同社の代表取締役である中山亮太郎さんは、『この世界の片隅に』のスタートを影で支えた功労者のひとり。クラウドファンディングによってアニメの制作資金を集めることで、どんな効果が生まれたのか。『この世界の片隅に』の始まり、そしてクラウドファンディングの本質と実態を尋ねたところ、アニメの新しい未来が見えてきた。
[取材・文:大曲智子]

■ネット上に散らばっていた「『この世界の片隅に』のアニメが見たい」という声

――Makuakeでパイロットフィルムの制作資金を募集したことがきっかけで大ヒットに繋がった、『この世界の片隅に』。Makuakeを運営する株式会社サイバーエージェント・クラウドファンディングの代表取締役社長として作品に関わっている中山さんは、この状況をどう感じていますか。

中山亮太郎(以下、中山)
いいものはちゃんと広がるということが如実に表れた事例だなと思いましたね。映画のプロモーションって、これまではまずマスメディアからだった。最初に人気の情報番組が取り上げて…という王道プロモーションがあったわけですが、人々の第一接点がインターネットになっている現在において、その方法はパーフェクトではないですよね。『この世界の片隅に』は、最初の出会いがインターネットという点がすごく大きかったと思っています。

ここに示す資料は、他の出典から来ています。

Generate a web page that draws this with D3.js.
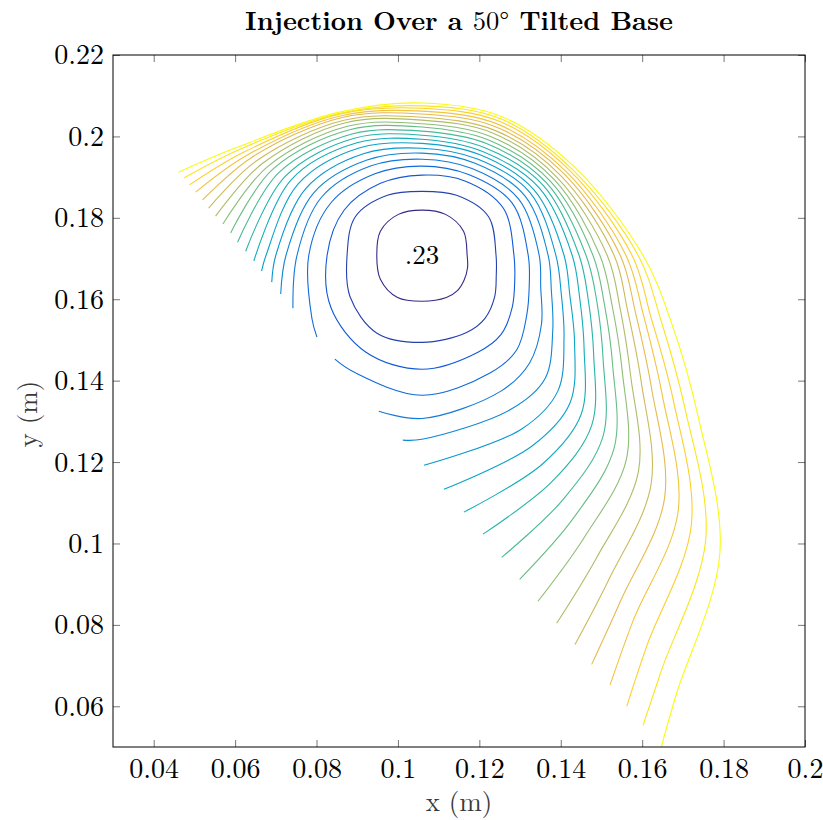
<!DOCTYPE html>
<html>
<head>
<meta charset="utf-8">
<script src="https://cdn.jsdelivr.net/npm/d3@7"></script>
<style>
  body { margin: 0; background: #fff; }
  text { font-family: "Latin Modern Roman", "Liberation Serif", serif; }
</style>
</head>
<body>
<div id="chart"></div>
<script>
// contours, in polar form around the centre of the
// innermost ring. radii in mm along each ray, null where the line is cut
var center = [0.1059, 0.1708];
var rayAngles = [180, 150, 120, 90, 60, 30, 0, -15, -30, -45, -60, -90, -120, -150];
var radii = [
  [11.1, 11.8, 11.6, 11.1, 11.6, 11.8, 11.1, 11.6, 12.0, 12.3, 12.0, 11.3, 12.0, 11.8],
  [18.4, 18.9, 17.0, 15.7, 17.0, 18.9, 18.2, 18.9, 20.6, 21.9, 21.9, 21.4, 22.1, 20.4],
  [23.3, 22.1, 20.4, 19.7, 21.1, 23.1, 22.6, 23.6, 25.6, 27.5, 27.5, 28.0, 27.5, 25.8],
  [27.8, 25.8, 23.1, 21.9, 22.9, 25.6, 26.1, 27.3, 29.7, 32.9, 33.4, 34.4, 33.2, 31.2],
  [30.7, 28.5, 25.3, 23.6, 24.6, 27.5, 28.8, 30.2, 33.9, 37.4, 38.6, 40.1, null, null],
  [33.4, 30.7, 27.0, 25.1, 26.1, 29.2, 31.0, 32.9, 37.1, 42.8, 43.7, 45.2, null, null],
  [35.9, 32.9, 28.8, 26.3, 27.3, 30.7, 32.9, 35.4, 40.3, 47.2, 49.2, null, null, null],
  [38.3, 35.1, 30.5, 27.5, 28.5, 31.9, 34.9, 37.6, 43.3, 51.4, 54.1, null, null, null],
  [null, 37.1, 31.9, 28.5, 29.5, 33.2, 36.9, 40.1, 46.0, 55.3, 59.2, null, null, null],
  [null, 38.8, 33.2, 29.5, 30.6, 34.4, 38.6, 42.3, 48.7, 59.0, 64.1, null, null, null],
  [null, 40.6, 34.4, 30.5, 31.7, 35.4, 40.3, 44.5, 51.4, 62.9, 69.3, null, null, null],
  [null, 42.3, 35.6, 31.5, 32.7, 36.4, 42.0, 46.4, 54.1, 66.8, 74.5, null, null, null],
  [null, 43.7, 36.6, 32.3, 33.7, 37.4, 43.7, 48.4, 56.8, 71.0, 79.9, null, null, null],
  [null, 45.2, 37.6, 33.2, 34.7, 38.3, 45.5, 50.4, 59.2, 75.2, 85.8, null, null, null],
  [null, 46.7, 38.3, 33.9, 35.5, 39.3, 47.2, 52.3, 62.2, 79.6, 91.9, null, null, null],
  [null, 48.2, 39.1, 34.7, 36.4, 40.2, 48.7, 54.3, 65.1, 84.3, 97.8, null, null, null],
  [null, 49.4, 39.6, 35.4, 37.2, 41.0, 50.1, 56.3, 68.1, 89.0, 103.7, null, null, null],
  [null, 50.6, 40.1, 36.1, 38.0, 41.8, 51.6, 58.2, 71.3, 93.6, 110.6, null, null, null],
  [null, 51.9, 40.3, 36.7, 38.7, 42.5, 53.1, 60.7, 74.5, 98.6, 117.7, null, null, null],
  [null, 52.8, 40.6, 37.4, 39.3, 43.3, 54.3, 63.4, 78.2, 103.5, 124.8, null, null, null]
];
// where the open lines stop (first three rings are closed)
var leftEnds = [null, null, null,
  [0.0801, 0.1507], [0.0742, 0.1578], [0.0712, 0.1613], [0.0690, 0.1642], [0.0665, 0.1669],
  [0.0646, 0.1694], [0.0626, 0.1718], [0.0606, 0.1740], [0.0589, 0.1763], [0.0570, 0.1785],
  [0.0552, 0.1804], [0.0535, 0.1824], [0.0520, 0.1844], [0.0503, 0.1863], [0.0488, 0.1881],
  [0.0474, 0.1898], [0.0461, 0.1912]];
var rightEnds = [null, null, null,
  [0.0845, 0.1453], [0.0953, 0.1325], [0.1012, 0.1254], [0.1064, 0.1192], [0.1113, 0.1133],
  [0.1162, 0.1077], [0.1209, 0.1023], [0.1255, 0.0966], [0.1299, 0.0912], [0.1344, 0.0858],
  [0.1390, 0.0804], [0.1435, 0.0752], [0.1476, 0.0703], [0.1521, 0.0652], [0.1562, 0.0600],
  [0.1602, 0.0553], [0.1646, 0.0497]];
var peakLabel = ".23";

var xTicks = [0.04, 0.06, 0.08, 0.1, 0.12, 0.14, 0.16, 0.18, 0.2];
var yTicks = [0.06, 0.08, 0.1, 0.12, 0.14, 0.16, 0.18, 0.2, 0.22];
var parula = ["#352a87", "#0f5cdd", "#127dd8", "#079ccf", "#15b1b4", "#59bd8c", "#a5be6b", "#e1b952", "#fcce2e", "#f9fb0e"];

var margin = {top: 55, right: 18, bottom: 73, left: 113};
var width = 692, height = 692;

var svg = d3.select("#chart").append("svg")
    .attr("width", width + margin.left + margin.right)
    .attr("height", height + margin.top + margin.bottom);
var g = svg.append("g").attr("transform", "translate(" + margin.left + "," + margin.top + ")");

var x = d3.scaleLinear().domain([0.03, 0.2]).range([0, width]);
var y = d3.scaleLinear().domain([0.05, 0.22]).range([height, 0]);
var color = d3.scaleLinear()
    .domain(parula.map(function(c, i){ return i / (parula.length - 1); }))
    .range(parula);

g.append("clipPath").attr("id", "plotclip")
  .append("rect").attr("width", width).attr("height", height);

function polar(a, r){
    var t = a * Math.PI / 180;
    return [center[0] + r / 1000 * Math.cos(t), center[1] + r / 1000 * Math.sin(t)];
}
function angleOf(p){
    return Math.atan2(p[1] - center[1], p[0] - center[0]) * 180 / Math.PI;
}

function contourPoints(i){
    var r = radii[i];
    if(!leftEnds[i]){
        return rayAngles.map(function(a, k){ return polar(a, r[k]); });
    }
    var a0 = angleOf(leftEnds[i]), a1 = angleOf(rightEnds[i]);
    var span = ((a0 - a1) % 360 + 360) % 360;
    var mid = rayAngles.map(function(a, k){
            return {d: ((a0 - a) % 360 + 360) % 360, r: r[k], a: a};
        })
        .filter(function(o){ return o.r != null && o.d > 3 && o.d < span - 3; })
        .sort(function(p, q){ return p.d - q.d; })
        .map(function(o){ return polar(o.a, o.r); });
    return [leftEnds[i]].concat(mid, [rightEnds[i]]);
}

var lineOpen = d3.line().x(function(d){ return x(d[0]); }).y(function(d){ return y(d[1]); })
    .curve(d3.curveCatmullRom.alpha(0.5));
var lineClosed = d3.line().x(function(d){ return x(d[0]); }).y(function(d){ return y(d[1]); })
    .curve(d3.curveCatmullRomClosed.alpha(0.5));

var lines = g.append("g").attr("clip-path", "url(#plotclip)");
radii.forEach(function(r, i){
    var pts = contourPoints(i);
    lines.append("path")
        .attr("d", leftEnds[i] ? lineOpen(pts) : lineClosed(pts))
        .attr("fill", "none")
        .attr("stroke", color(i / (radii.length - 1)))
        .attr("stroke-width", 1.1);
});

g.append("text")
    .attr("x", x(center[0]))
    .attr("y", y(center[1]))
    .attr("dy", "0.33em")
    .attr("text-anchor", "middle")
    .style("font-size", "27px")
    .text(peakLabel);

// axes: ticks point inward and are mirrored on the opposite side
var fmt = function(d){ return String(+d.toFixed(2)); };
var tick = 7;
var axBottom = g.append("g").attr("transform", "translate(0," + height + ")")
    .call(d3.axisBottom(x).tickValues(xTicks).tickFormat(fmt).tickSize(-tick).tickPadding(11));
var axTop = g.append("g")
    .call(d3.axisTop(x).tickValues(xTicks).tickFormat("").tickSize(-tick));
var axLeft = g.append("g")
    .call(d3.axisLeft(y).tickValues(yTicks).tickFormat(fmt).tickSize(-tick).tickPadding(9));
var axRight = g.append("g").attr("transform", "translate(" + width + ",0)")
    .call(d3.axisRight(y).tickValues(yTicks).tickFormat("").tickSize(-tick));

[axBottom, axTop, axLeft, axRight].forEach(function(a){
    a.select(".domain").remove();
    a.selectAll(".tick line").attr("stroke", "#777");
    a.selectAll("text").attr("fill", "#000").style("font-size", "28px")
        .style("font-family", "'Latin Modern Roman', 'Liberation Serif', serif");
});

g.append("rect").attr("width", width).attr("height", height)
    .attr("fill", "none").attr("stroke", "#000").attr("stroke-width", 1);

// title and axis labels
var title = svg.append("text")
    .attr("x", margin.left + width / 2).attr("y", 30)
    .attr("text-anchor", "middle")
    .style("font-size", "26.5px");
title.append("tspan").style("font-weight", "bold").text("Injection Over a ");
title.append("tspan").text("50°");
title.append("tspan").style("font-weight", "bold").text(" Tilted Base");

svg.append("text")
    .attr("x", margin.left + width / 2).attr("y", 811)
    .attr("text-anchor", "middle")
    .attr("fill", "#3a3a3a")
    .style("font-size", "27px")
    .text("x (m)");

svg.append("text")
    .attr("transform", "translate(37,414) rotate(-90)")
    .attr("text-anchor", "middle")
    .attr("fill", "#3a3a3a")
    .style("font-size", "27px")
    .text("y (m)");
</script>
</body>
</html>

――事の発端として、『この世界の片隅に』のパイロット映像制作資金募集をMakuakeで行うことになったのは、どのような経緯だったんですか?

中山
2014年の冬か2015年の年明けの頃だったと思います。このアニメのプロデューサーをしている真木さんから、相談したい案件があるということで、オフィスに伺うと『この世界の片隅に』のパイロットフィルムをクラウドファンディングしたいがどうだろうという相談をいただきました。

――なぜ、『この世界の片隅に』がイケると思ったんですか?

中山
実は2010年から片渕須直監督を中心に『この世界の片隅に』の制作企画は走り出していて、作品にからめたワークショップや取材した内容などを片渕監督自身がツイッターなどで定期的に発信していたんですよ。それに対する一般の方の反応を見たら、「『この世界の片隅に』をぜひアニメで見たいです」という熱いものばかりでした。原作ファン、片渕監督ファンなどの熱量がネットの方々に散らばっている気がした。それを見て、「真木さん、これならいけると思います」と言いました。


――クラウドファンディングにおいて、アニメの制作資金を集めるという前例はこれまでにあったんでしょうか。

中山
あるにはありましたが、自主制作的な短編映像を作るための資金を集めるものがほとんどでしたね。このように商業作品は前例がありませんでしたし、Makuakeでもアニメ作品はこれが初めてです。自主制作アニメの資金募集を見ると、100万円いったらすごいぐらい。劇場版アニメを作るには億単位の金額が必要ですが、真木さんが「まずは2,000万円を目標にしよう」とおっしゃいました。「それなら5~10分ぐらいのパイロットフィルムが作れる。それをもとに営業をして、劇場版アニメに必要な制作資金を集めて製作委員会を組成していこう」って。

――製作資金のごく一部だとしても、2,000万円という目標金額はMakuakeにとって大きい案件ですよね。

中山
当時でいうと平均の10倍以上の金額でした。「でも、この制作陣の企画で目標金額の達成をさせられなければ僕は二度とアニメ業界に顔向けできない」と思いました(笑)。成功させるには退路を断つしかないと思い、「2,000万円集めます」と真木さんに言い切りました。